Exclude the pictures and return every line exactly as written.
begin
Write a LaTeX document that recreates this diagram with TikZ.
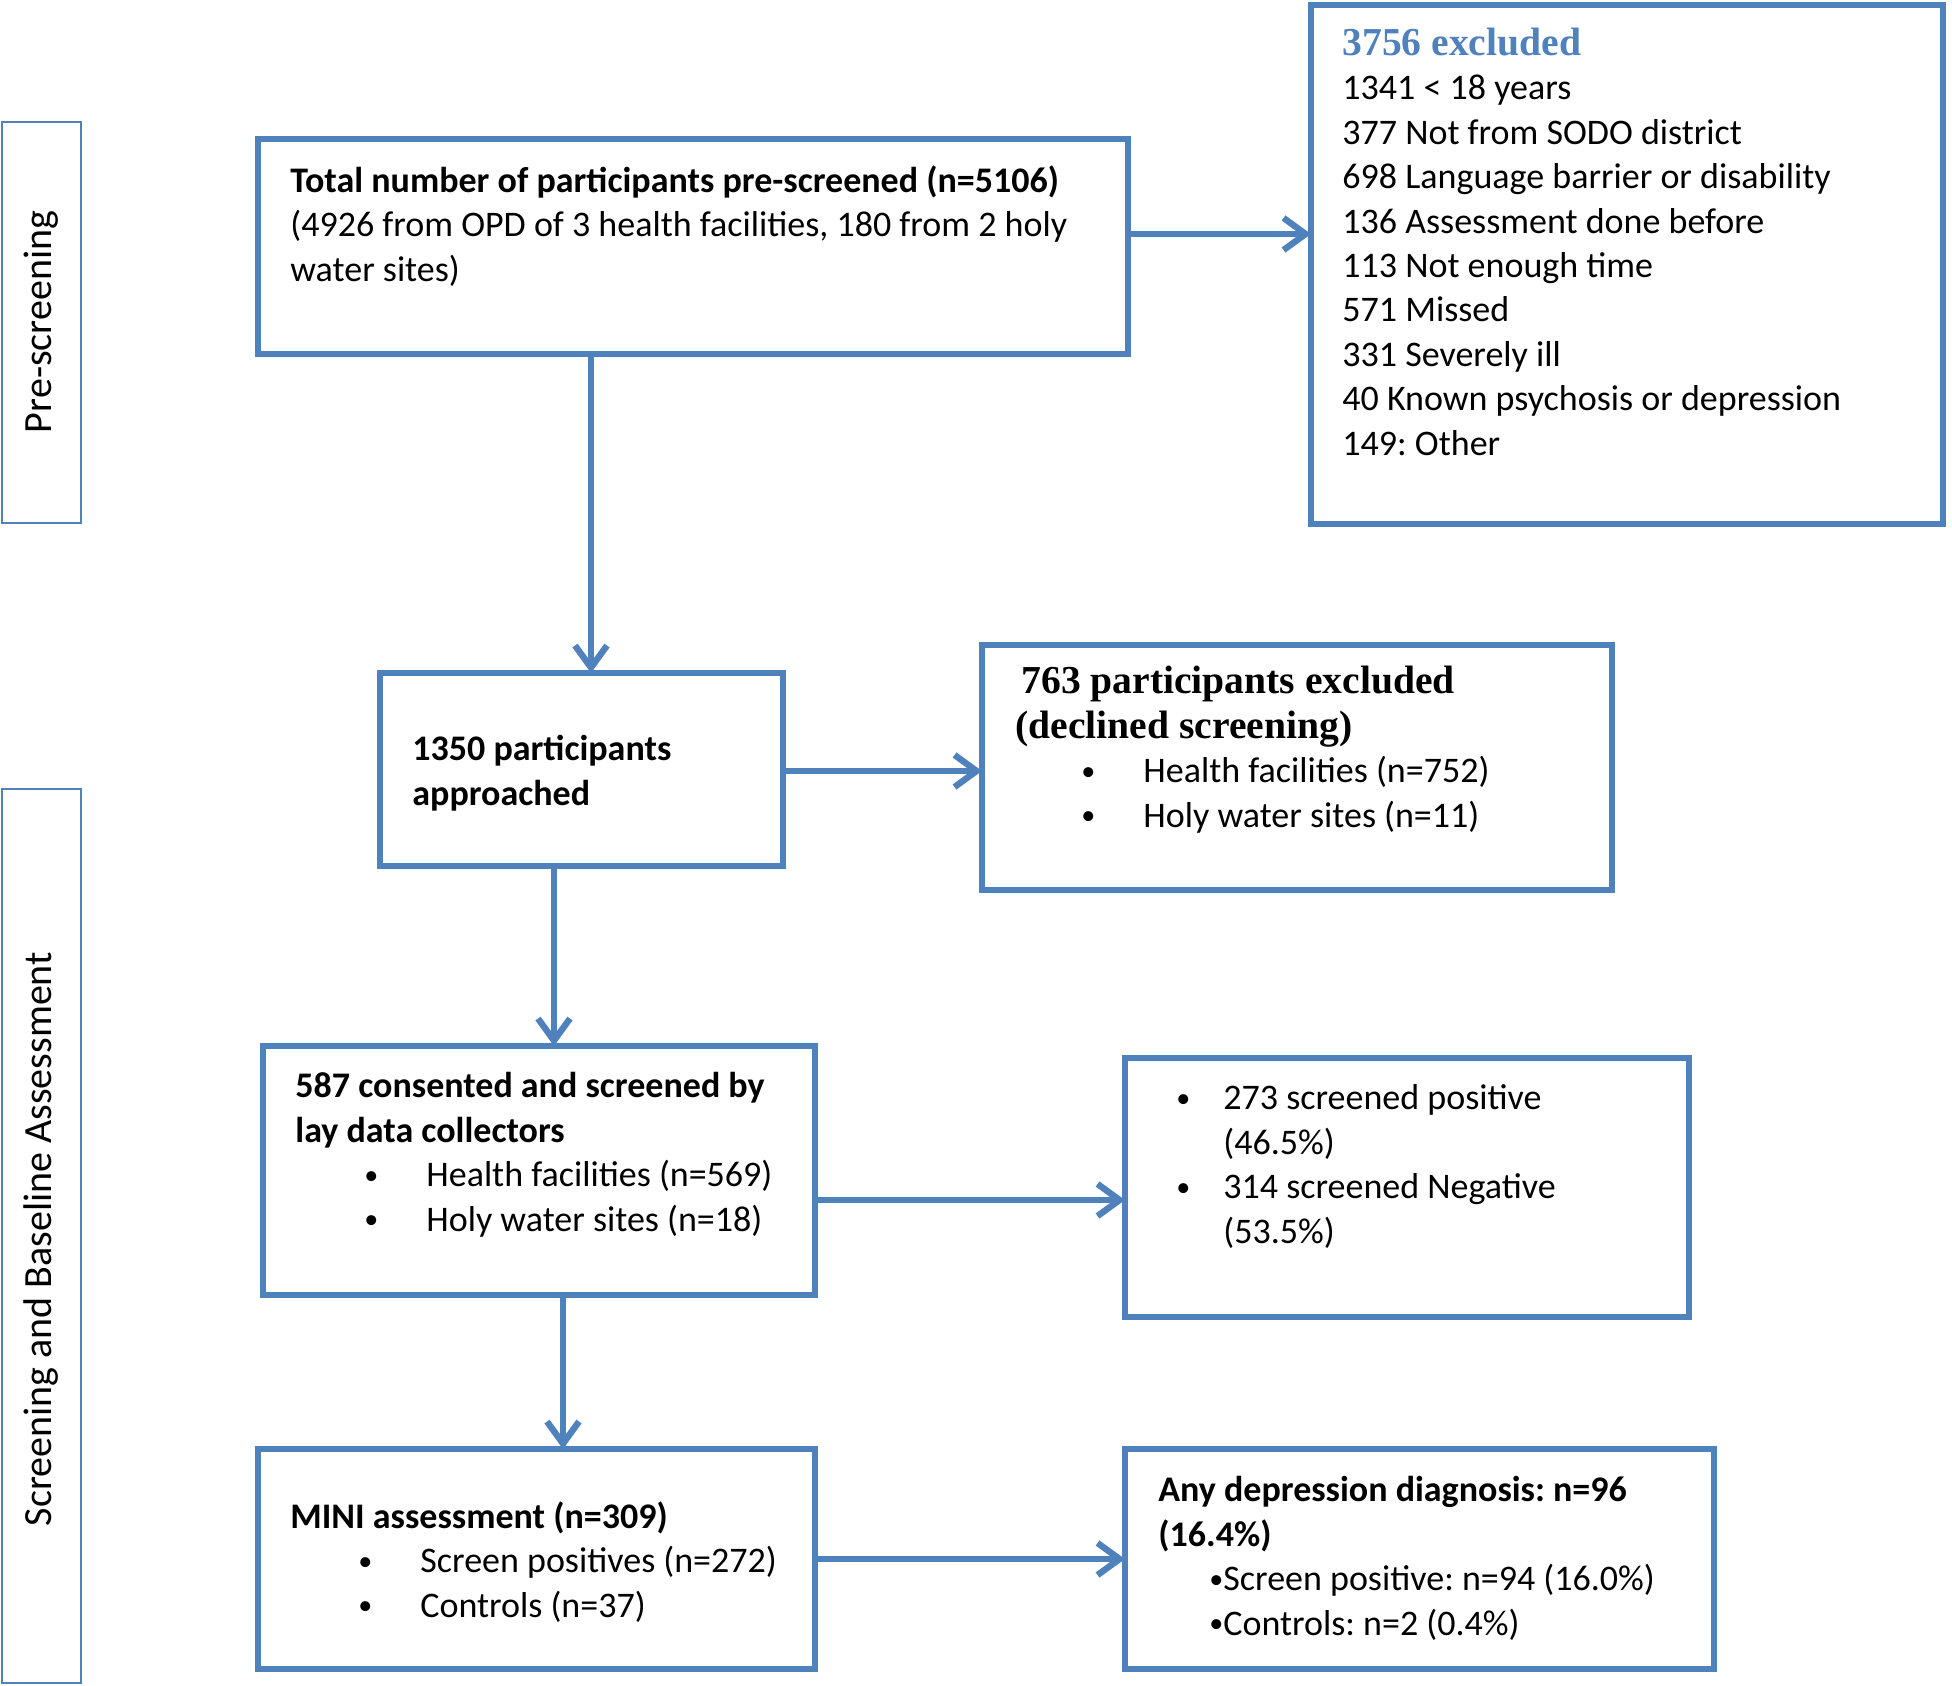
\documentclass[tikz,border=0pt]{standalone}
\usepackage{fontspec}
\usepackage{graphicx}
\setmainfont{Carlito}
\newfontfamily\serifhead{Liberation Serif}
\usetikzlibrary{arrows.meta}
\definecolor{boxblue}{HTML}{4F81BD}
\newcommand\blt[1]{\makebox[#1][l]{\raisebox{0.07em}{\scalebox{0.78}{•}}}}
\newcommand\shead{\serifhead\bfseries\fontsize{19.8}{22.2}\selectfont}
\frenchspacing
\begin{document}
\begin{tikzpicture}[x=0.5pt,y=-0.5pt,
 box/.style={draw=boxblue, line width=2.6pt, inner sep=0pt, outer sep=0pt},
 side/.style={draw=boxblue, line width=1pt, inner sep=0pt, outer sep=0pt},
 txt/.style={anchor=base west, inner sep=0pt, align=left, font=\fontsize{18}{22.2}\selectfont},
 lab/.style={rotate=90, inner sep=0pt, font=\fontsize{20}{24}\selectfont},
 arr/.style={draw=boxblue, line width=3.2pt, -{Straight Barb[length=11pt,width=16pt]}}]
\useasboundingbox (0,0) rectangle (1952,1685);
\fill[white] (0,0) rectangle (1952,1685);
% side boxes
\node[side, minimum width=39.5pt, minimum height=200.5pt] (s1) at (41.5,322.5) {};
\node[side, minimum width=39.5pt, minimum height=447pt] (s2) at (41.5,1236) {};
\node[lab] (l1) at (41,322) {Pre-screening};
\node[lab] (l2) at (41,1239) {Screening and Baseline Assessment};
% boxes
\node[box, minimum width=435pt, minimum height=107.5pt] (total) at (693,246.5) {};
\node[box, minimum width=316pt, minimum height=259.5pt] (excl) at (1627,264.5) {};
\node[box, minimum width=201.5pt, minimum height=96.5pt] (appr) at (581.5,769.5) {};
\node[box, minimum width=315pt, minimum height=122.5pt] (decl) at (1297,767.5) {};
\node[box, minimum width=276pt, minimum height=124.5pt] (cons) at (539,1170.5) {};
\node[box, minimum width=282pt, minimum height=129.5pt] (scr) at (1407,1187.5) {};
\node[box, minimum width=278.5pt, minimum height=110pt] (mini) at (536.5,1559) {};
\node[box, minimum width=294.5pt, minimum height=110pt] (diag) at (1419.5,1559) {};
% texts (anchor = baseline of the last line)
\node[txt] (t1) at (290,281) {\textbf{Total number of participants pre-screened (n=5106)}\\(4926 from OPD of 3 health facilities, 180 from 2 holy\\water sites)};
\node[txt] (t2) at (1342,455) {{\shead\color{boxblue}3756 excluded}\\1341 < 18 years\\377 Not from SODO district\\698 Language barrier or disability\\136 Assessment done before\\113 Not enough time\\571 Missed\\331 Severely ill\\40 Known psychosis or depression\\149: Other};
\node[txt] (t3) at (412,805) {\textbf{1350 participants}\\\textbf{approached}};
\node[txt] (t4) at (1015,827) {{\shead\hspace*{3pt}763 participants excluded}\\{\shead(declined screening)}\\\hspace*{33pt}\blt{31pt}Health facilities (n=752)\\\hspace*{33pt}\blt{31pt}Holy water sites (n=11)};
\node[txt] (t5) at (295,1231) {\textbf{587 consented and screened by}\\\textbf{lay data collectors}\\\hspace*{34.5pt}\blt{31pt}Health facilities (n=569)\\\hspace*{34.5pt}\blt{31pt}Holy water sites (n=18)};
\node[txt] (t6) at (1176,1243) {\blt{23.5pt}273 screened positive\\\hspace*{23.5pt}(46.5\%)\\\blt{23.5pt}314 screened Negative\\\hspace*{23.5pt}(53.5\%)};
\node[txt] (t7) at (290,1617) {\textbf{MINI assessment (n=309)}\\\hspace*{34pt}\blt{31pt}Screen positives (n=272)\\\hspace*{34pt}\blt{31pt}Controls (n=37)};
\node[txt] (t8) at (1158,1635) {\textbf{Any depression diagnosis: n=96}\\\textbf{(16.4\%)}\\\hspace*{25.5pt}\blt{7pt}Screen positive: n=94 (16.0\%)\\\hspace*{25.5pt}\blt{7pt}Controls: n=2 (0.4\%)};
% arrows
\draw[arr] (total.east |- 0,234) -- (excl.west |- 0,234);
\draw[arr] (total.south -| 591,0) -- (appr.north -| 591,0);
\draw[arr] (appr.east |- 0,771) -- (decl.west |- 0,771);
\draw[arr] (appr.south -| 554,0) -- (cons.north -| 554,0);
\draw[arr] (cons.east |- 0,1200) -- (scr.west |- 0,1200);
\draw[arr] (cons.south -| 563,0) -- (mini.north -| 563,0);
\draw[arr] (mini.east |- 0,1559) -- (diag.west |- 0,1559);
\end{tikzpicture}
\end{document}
end
- [Final answer]:
Write a LaTeX document that recreates this diagram with TikZ.
\documentclass[tikz,border=0pt]{standalone}
\usepackage{fontspec}
\usepackage{graphicx}
\setmainfont{Carlito}
\newfontfamily\serifhead{Liberation Serif}
\usetikzlibrary{arrows.meta}
\definecolor{boxblue}{HTML}{4F81BD}
\newcommand\blt[1]{\makebox[#1][l]{\raisebox{0.07em}{\scalebox{0.78}{•}}}}
\newcommand\shead{\serifhead\bfseries\fontsize{19.8}{22.2}\selectfont}
\frenchspacing
\begin{document}
\begin{tikzpicture}[x=0.5pt,y=-0.5pt,
 box/.style={draw=boxblue, line width=2.6pt, inner sep=0pt, outer sep=0pt},
 side/.style={draw=boxblue, line width=1pt, inner sep=0pt, outer sep=0pt},
 txt/.style={anchor=base west, inner sep=0pt, align=left, font=\fontsize{18}{22.2}\selectfont},
 lab/.style={rotate=90, inner sep=0pt, font=\fontsize{20}{24}\selectfont},
 arr/.style={draw=boxblue, line width=3.2pt, -{Straight Barb[length=11pt,width=16pt]}}]
\useasboundingbox (0,0) rectangle (1952,1685);
\fill[white] (0,0) rectangle (1952,1685);
% side boxes
\node[side, minimum width=39.5pt, minimum height=200.5pt] (s1) at (41.5,322.5) {};
\node[side, minimum width=39.5pt, minimum height=447pt] (s2) at (41.5,1236) {};
\node[lab] (l1) at (41,322) {Pre-screening};
\node[lab] (l2) at (41,1239) {Screening and Baseline Assessment};
% boxes
\node[box, minimum width=435pt, minimum height=107.5pt] (total) at (693,246.5) {};
\node[box, minimum width=316pt, minimum height=259.5pt] (excl) at (1627,264.5) {};
\node[box, minimum width=201.5pt, minimum height=96.5pt] (appr) at (581.5,769.5) {};
\node[box, minimum width=315pt, minimum height=122.5pt] (decl) at (1297,767.5) {};
\node[box, minimum width=276pt, minimum height=124.5pt] (cons) at (539,1170.5) {};
\node[box, minimum width=282pt, minimum height=129.5pt] (scr) at (1407,1187.5) {};
\node[box, minimum width=278.5pt, minimum height=110pt] (mini) at (536.5,1559) {};
\node[box, minimum width=294.5pt, minimum height=110pt] (diag) at (1419.5,1559) {};
% texts (anchor = baseline of the last line)
\node[txt] (t1) at (290,281) {\textbf{Total number of participants pre-screened (n=5106)}\\(4926 from OPD of 3 health facilities, 180 from 2 holy\\water sites)};
\node[txt] (t2) at (1342,455) {{\shead\color{boxblue}3756 excluded}\\1341 < 18 years\\377 Not from SODO district\\698 Language barrier or disability\\136 Assessment done before\\113 Not enough time\\571 Missed\\331 Severely ill\\40 Known psychosis or depression\\149: Other};
\node[txt] (t3) at (412,805) {\textbf{1350 participants}\\\textbf{approached}};
\node[txt] (t4) at (1015,827) {{\shead\hspace*{3pt}763 participants excluded}\\{\shead(declined screening)}\\\hspace*{33pt}\blt{31pt}Health facilities (n=752)\\\hspace*{33pt}\blt{31pt}Holy water sites (n=11)};
\node[txt] (t5) at (295,1231) {\textbf{587 consented and screened by}\\\textbf{lay data collectors}\\\hspace*{34.5pt}\blt{31pt}Health facilities (n=569)\\\hspace*{34.5pt}\blt{31pt}Holy water sites (n=18)};
\node[txt] (t6) at (1176,1243) {\blt{23.5pt}273 screened positive\\\hspace*{23.5pt}(46.5\%)\\\blt{23.5pt}314 screened Negative\\\hspace*{23.5pt}(53.5\%)};
\node[txt] (t7) at (290,1617) {\textbf{MINI assessment (n=309)}\\\hspace*{34pt}\blt{31pt}Screen positives (n=272)\\\hspace*{34pt}\blt{31pt}Controls (n=37)};
\node[txt] (t8) at (1158,1635) {\textbf{Any depression diagnosis: n=96}\\\textbf{(16.4\%)}\\\hspace*{25.5pt}\blt{7pt}Screen positive: n=94 (16.0\%)\\\hspace*{25.5pt}\blt{7pt}Controls: n=2 (0.4\%)};
% arrows
\draw[arr] (total.east |- 0,234) -- (excl.west |- 0,234);
\draw[arr] (total.south -| 591,0) -- (appr.north -| 591,0);
\draw[arr] (appr.east |- 0,771) -- (decl.west |- 0,771);
\draw[arr] (appr.south -| 554,0) -- (cons.north -| 554,0);
\draw[arr] (cons.east |- 0,1200) -- (scr.west |- 0,1200);
\draw[arr] (cons.south -| 563,0) -- (mini.north -| 563,0);
\draw[arr] (mini.east |- 0,1559) -- (diag.west |- 0,1559);
\end{tikzpicture}
\end{document}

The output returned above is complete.